In pre-historic times people got their livelihoods from hunting, fishing and gathering plants, but during the Iron Age animal husbandry and agriculture became more and more common. This is probably partly due to climate change – spruce forests became more dominant and the amount of mammals decreased in the forests. Also, the salinity of the Baltic Sea had started to decrease which resulted in a decrease in the number of big fishes in the sea. Seal populations declined at the same time as well. Therefore, people had to find new sources for livelihood.

Keeping domestic animals required hard work and care-taking, but it also ensured livelihoods for people. A shelter needed to be built and food needed to be gathered for the winter. During the summers the animals were able to saunter around the shore meadows and leafy forests eating hay and tree leafs. Signs of keeping goats or sheep have been found from most of the dwelling sites. Goats and sheep provided wool and skin as well as meat and milk. Also, they are durable animals and survive over the winter, even when the food supplies are scarce. In Satakunta, pig and cow bones have also been found from Early Metal Age dwelling sites.

There is evidence that people have raised pigs in Kivikylä’s Huilu. Those are the oldest pig bones found in continental Finland, older ones have been discovered only in Åland archipelago. Dogs were also domestic animals in the Bronze Age and they assisted in hunting and kept people company – much like they do today. Dogs were probably also used as beasts of burden.

We do not know exactly what kind of agriculture was practised in Lappi, because no pollen analysis has been done in the area. Pollen analysis could be used as a tool to find out when farming has started and whether the seeds have been planted to fields produced by slash and burn practises. Slash and burn farming is the oldest cultivation method – the vegetation is burned after cutting down the forest, and then the seeds are sowed in the soil which is fertilised by the ash. Swidden fields produced in deciduous forests provide 1-2 harvests, after which they were left to revert to forest. Young coppice was gathered from the growing forests as a winter feed for the animals, and young forests also attracted game animals such as moose.
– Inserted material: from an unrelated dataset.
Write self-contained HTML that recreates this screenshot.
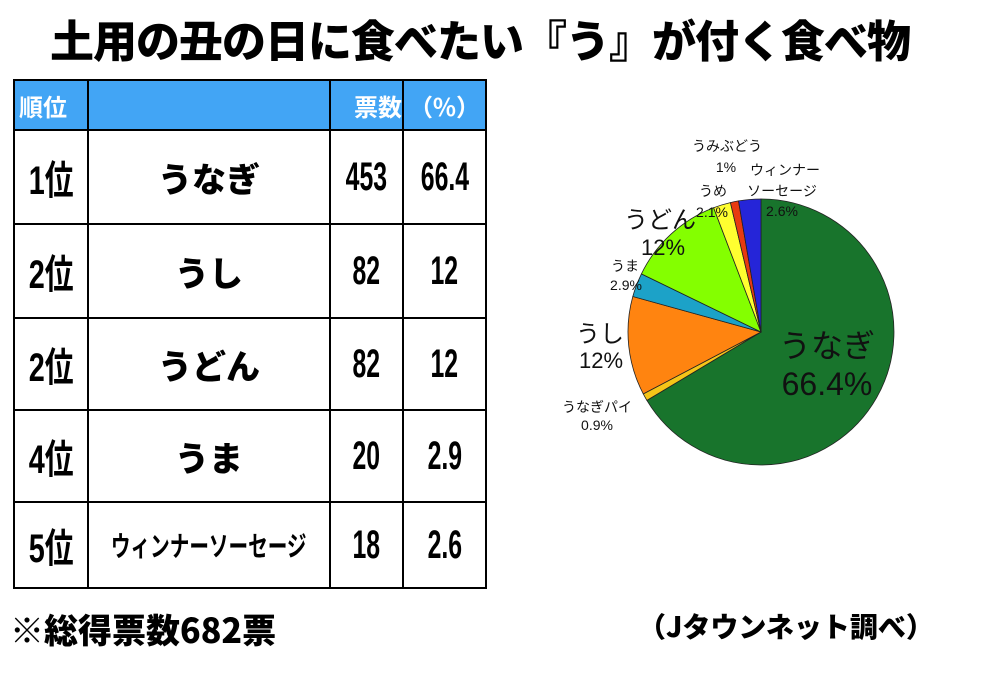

Field cultivation requires clearing and modifying the land. The field has to be lain fallow from time to time so that the nutrients of the soil would return. If the field is fertilised it can produce harvest several years in a row. Pollen analyses have revealed that at least barley and wheat were grown in Finland during the Iron Age, and in the dwelling site of Huilu seeds of two different barley varieties have been found. Indeed, barley is the oldest known cereal grain in Finland. Hulless barley requires more fertilisation or a better soil than hulled barley in order to get a good harvest. A wheat seed has possibly also been discovered in Huilu. Wheat is more demanding than barley when it comes to growth conditions.

The proximity of the sea has also made fishing possible and fish has been a significant source of food for people. At least pikes and roaches have been fished in Huilu. Birds have been hunted for food as well – water birds moving in flocks could have been hunted with nets. Goose bones have also been found in Huilu but it is difficult to say whether they were wild or domesticated. Game animals in the forests could have been hunted with bows and arrows. The arrowheads were made from imported silicon and from quartz and quartzite which can be found in Finnish soil. They also may have been made from animal bones but those arrowheads have not been preserved in the acid soil. Hazel branches, for example, provided good material for arrow shafts. The hunters have probably used different kinds of traps and pitfalls which were checked every once in a while. To date there have been no game animal bones found in Huilu, but we know that people have hunted at least rabbits and beavers in Satakunta during Early Metal Age.

During the Early Metal Age human had to adapt to gradually cooling climate which changed the flora and fauna. Still, the temperature was in average 2-3 degrees warmer back then compared to what it is today. Diverse exploitation of the environment and creativity have helped people to survive in changing conditions.